Citizens fight to save Santa’s garbage truck

For the last 20 years Whitehorse has been treated to the sights and smells of a festive garbage truck, decked out with strings of lights and driven by Santa himself.

For the last 20 years Whitehorse has been treated to the sights and smells of a festive garbage truck, decked out with strings of lights and driven by Santa himself.

But now the city is threatening this hallowed tradition.

Earlier this month it announced plans to replace the garbage truck with another city vehicle, a one-ton truck.

The garbage truck that city worker Wayne Henderson – a.k.a. Santa – has used all those years was sold last year when the city replaced its aging fleet of garbage trucks.

The city only has three garbage trucks, two for regular service and one for backup.

Just last week, two of the three trucks were broken down, said Brian Crist, the city’s director of infrastructure and operations.

With the bin system that the city implemented a few years ago, sanitation workers can’t use just any truck to pick up garbage like they used to when there was a break down, he said.

To prevent delays in garbage pickup, the city proposed using another kind of vehicle as a compromise.

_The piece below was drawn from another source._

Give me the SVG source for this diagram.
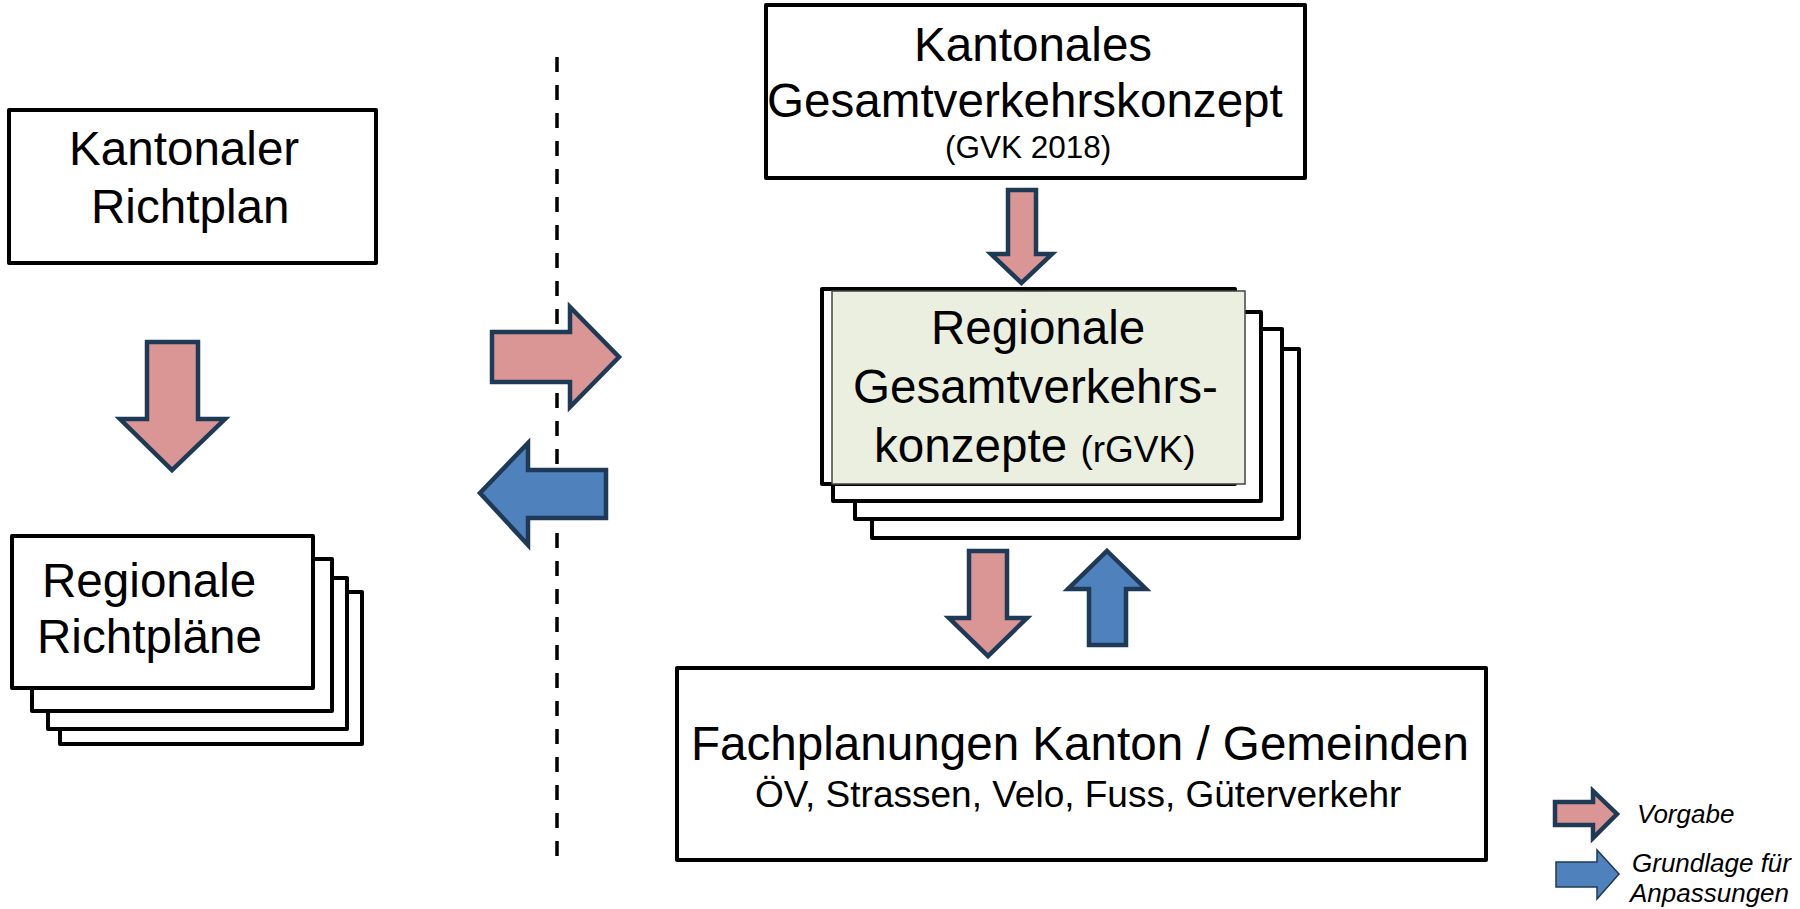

“We’re trying our best to strike a balance,” said Crist “We’re just trying to keep the tradition going and our operations going at the same time.”

But the city isn’t simply planning on replacing the traditional garbage truck with another city vehicle. It also doesn’t plan to get a waiver this year to let Santa run the Christmas lights when driving around town.

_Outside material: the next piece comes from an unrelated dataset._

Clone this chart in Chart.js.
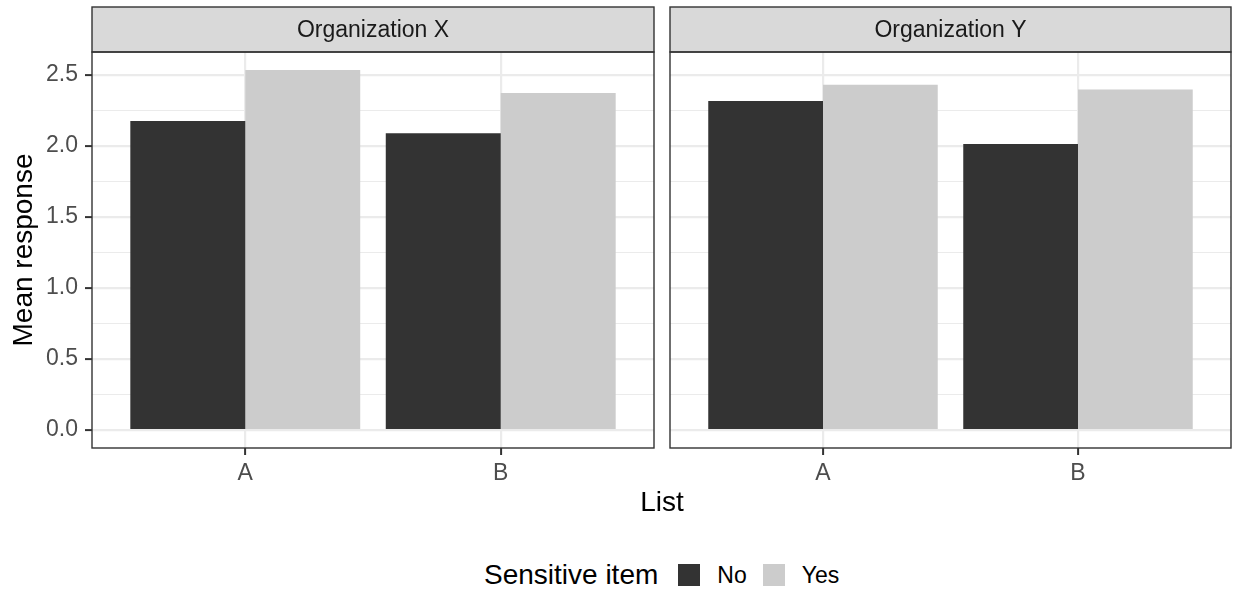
<!DOCTYPE html>
<html>
<head>
<meta charset="utf-8">
<script src="https://cdn.jsdelivr.net/npm/chart.js@4/dist/chart.umd.min.js"></script>
<style>
  body { margin: 0; background: #fff; font-family: "Liberation Sans", Arial, sans-serif; }
  #wrap { position: relative; width: 1235px; height: 591px; overflow: hidden; background: #fff; }
  canvas { position: absolute; top: 0; }
  #chartX { left: 0; }
  #chartY { left: 664px; }
  #xtitle { position: absolute; top: 488px; left: 562px; width: 200px; text-align: center;
    font-size: 28px; line-height: 28px; color: #000; }
  #legend { position: absolute; top: 561px; left: 484px; display: flex; align-items: center; color: #000; }
  #legend .ttl { font-size: 28px; line-height: 28px; margin-right: 20px; }
  #legend .key { width: 22px; height: 22px; margin-right: 17px; }
  #legend .lab { font-size: 23px; line-height: 28px; margin-right: 16px; }
</style>
</head>
<body>
<div id="wrap">
  <canvas id="chartX" width="660" height="500"></canvas>
  <canvas id="chartY" width="572" height="500"></canvas>
  <div id="xtitle">List</div>
  <div id="legend"></div>
</div>
<script>
// data
const lists = ["A", "B"];
const organizations = ["Organization X", "Organization Y"];
const sensitiveLevels = ["No", "Yes"];
const orgXNo = [2.175, 2.088];
const orgXYes = [2.533, 2.372];
const orgYNo = [2.315, 2.012];
const orgYYes = [2.430, 2.395];
const yTickValues = [0, 0.5, 1, 1.5, 2, 2.5];
const yTickLabels = ["0.0", "0.5", "1.0", "1.5", "2.0", "2.5"];

const fillColors = { No: "#333333", Yes: "#CCCCCC" };
const gridColor = "#EBEBEB";
const tickFont = { family: "Liberation Sans", size: 23 };

// ggplot style expansion: 5% on continuous, 0.6 on discrete
const allVals = [...orgXNo, ...orgXYes, ...orgYNo, ...orgYYes];
const yTop = Math.max(...allVals);
const yMin = -yTop * 0.05;
const yMax = yTop * 1.05;

// major + minor gridline positions
const yGrid = [];
yTickValues.forEach((v, i) => {
	yGrid.push({ value: v, minor: false, label: yTickLabels[i] });
	if (i < yTickValues.length - 1) {
		yGrid.push({ value: (v + yTickValues[i + 1]) / 2, minor: true, label: "" });
	}
});

const panelFrame = {
	id: "panelFrame",
	afterDraw(chart, args, opts) {
		const { ctx, chartArea: a } = chart;
		ctx.save();
		// strip
		ctx.fillStyle = "#D9D9D9";
		ctx.fillRect(a.left, 7, a.right - a.left, a.top - 7);
		ctx.strokeStyle = "#333333";
		ctx.lineWidth = 1.4;
		ctx.strokeRect(a.left, 7, a.right - a.left, a.top - 7);
		ctx.fillStyle = "#1A1A1A";
		ctx.font = "23px 'Liberation Sans'";
		ctx.textAlign = "center";
		ctx.textBaseline = "middle";
		ctx.fillText(opts.label, (a.left + a.right) / 2, (7 + a.top) / 2 + 1);
		// panel border
		ctx.strokeRect(a.left, a.top, a.right - a.left, a.bottom - a.top);
		ctx.restore();
	},
};

function makePanel(id, label, noVals, yesVals, showY) {
	const ctx = document.getElementById(id).getContext("2d");
	const series = { No: noVals, Yes: yesVals };
	return new Chart(ctx, {
		type: "bar",
		data: {
			datasets: sensitiveLevels.map((s) => ({
				label: s,
				data: lists.map((l, i) => ({ x: i + 1, y: series[s][i] })),
				backgroundColor: fillColors[s],
				borderWidth: 0,
				categoryPercentage: 0.9,
				barPercentage: 1,
			})),
		},
		options: {
			responsive: false,
			animation: false,
			devicePixelRatio: 1,
			layout: {
				padding: { top: 52, left: 0, right: showY ? 6 : 5, bottom: 0 },
			},
			plugins: {
				legend: { display: false },
				tooltip: { enabled: false },
				panelFrame: { label: label },
			},
			scales: {
				x: {
					type: "linear",
					bounds: "data",
					min: 0.4,
					max: lists.length + 0.6,
					offset: false,
					afterBuildTicks: (scale) => {
						scale.ticks = lists.map((l, i) => ({ value: i + 1 }));
					},
					afterFit: (scale) => {
						scale.height = 52;
					},
					ticks: {
						callback: (v) => lists[v - 1],
						font: tickFont,
						color: "#4D4D4D",
						padding: 5,
						autoSkip: false,
						maxRotation: 0,
					},
					grid: {
						color: gridColor,
						lineWidth: 2.2,
						tickColor: "#333333",
						tickLength: 7,
						tickWidth: 2,
						offset: false,
					},
					border: { display: false },
				},
				y: {
					type: "linear",
					bounds: "data",
					min: yMin,
					max: yMax,
					afterBuildTicks: (scale) => {
						scale.ticks = yGrid.map((t) => ({ value: t.value, minor: t.minor }));
					},
					afterFit: (scale) => {
						scale.width = showY ? 92 : 6;
					},
					ticks: {
						display: showY,
						callback: (v, i) => yGrid[i].label,
						font: tickFont,
						color: "#4D4D4D",
						padding: 7,
						autoSkip: false,
					},
					grid: {
						color: gridColor,
						lineWidth: (c) => (c.tick && c.tick.minor ? 1.1 : 2.2),
						drawTicks: showY,
						tickColor: (c) => (c.tick && c.tick.minor ? "rgba(0,0,0,0)" : "#333333"),
						tickLength: 7,
						tickWidth: 2,
					},
					border: { display: false },
					title: {
						display: showY,
						text: "Mean response",
						color: "#000000",
						font: { family: "Liberation Sans", size: 28 },
						padding: { top: 7, bottom: 0 },
					},
				},
			},
		},
		plugins: [panelFrame],
	});
}

makePanel("chartX", organizations[0], orgXNo, orgXYes, true);
makePanel("chartY", organizations[1], orgYNo, orgYYes, false);

// legend
const legend = document.getElementById("legend");
const ttl = document.createElement("span");
ttl.className = "ttl";
ttl.textContent = "Sensitive item";
legend.appendChild(ttl);
sensitiveLevels.forEach((s) => {
	const key = document.createElement("span");
	key.className = "key";
	key.style.background = fillColors[s];
	legend.appendChild(key);
	const lab = document.createElement("span");
	lab.className = "lab";
	lab.textContent = s;
	legend.appendChild(lab);
});
</script>
</body>
</html>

Under territorial law, it’s illegal to have flashing lights on a motorized vehicle, except for emergency vehicles.

In the past the city always got a waiver for Santa’s truck, but because of potential liability issues it doesn’t plan on doing that this year.

The prospect of the city playing scrooge with Santa has raised the ire of many Whitehorse residents.

City council has been inundated with hundreds of emails.

A Facebook group set up to protest the city’s decision, Save Our Santa, has garnered more than 500 “likes” in the last week.

People are also stopping councillors on the street.

“You can’t hardly go anywhere with out someone stopping you saying, ‘Keep the Santa. Keep it how it is, don’t change it,’” said Coun. Betty Irwin.

At last night’s city council meeting Coun. Kirk Cameron announced he’ll be tabling a motion to make a garbage truck available and keep the tradition going.

“It’s that time of year, people are saying they want that cheer with that truck driving around town and Santa waving, the candy cane and the good will that comes with it, and I certainly know what that feels like,” he said.

The garbage truck itself is an important part of the tradition, said Betty Irwin.

“It was so incongruous that you would light up a garbage truck,” she said. “I mean, where else would you find this?

“It was absolutely unique and unusual and a brand new idea for one of our city employees to come up with.”

“It’s a bit like Whitehorse’s answer to a Charlie Brown Christmas tree,” added Cameron. “There’s that same feel that it’s a little bit on the bizarre side but it fits, people recognize it, they know it’s part of the tradition.”

Council is set to vote on the motion two weeks from now.

If it passes, it could mean delays in garbage pickup, but that’s something that Cameron thinks most people would be amenable to.

“I suspect that if we put it out to the population and say, ‘OK, we have to be inconvenienced by a day or two to get Santa’s truck out there,’ I bet they would come down on the side of Santa Claus driving around.”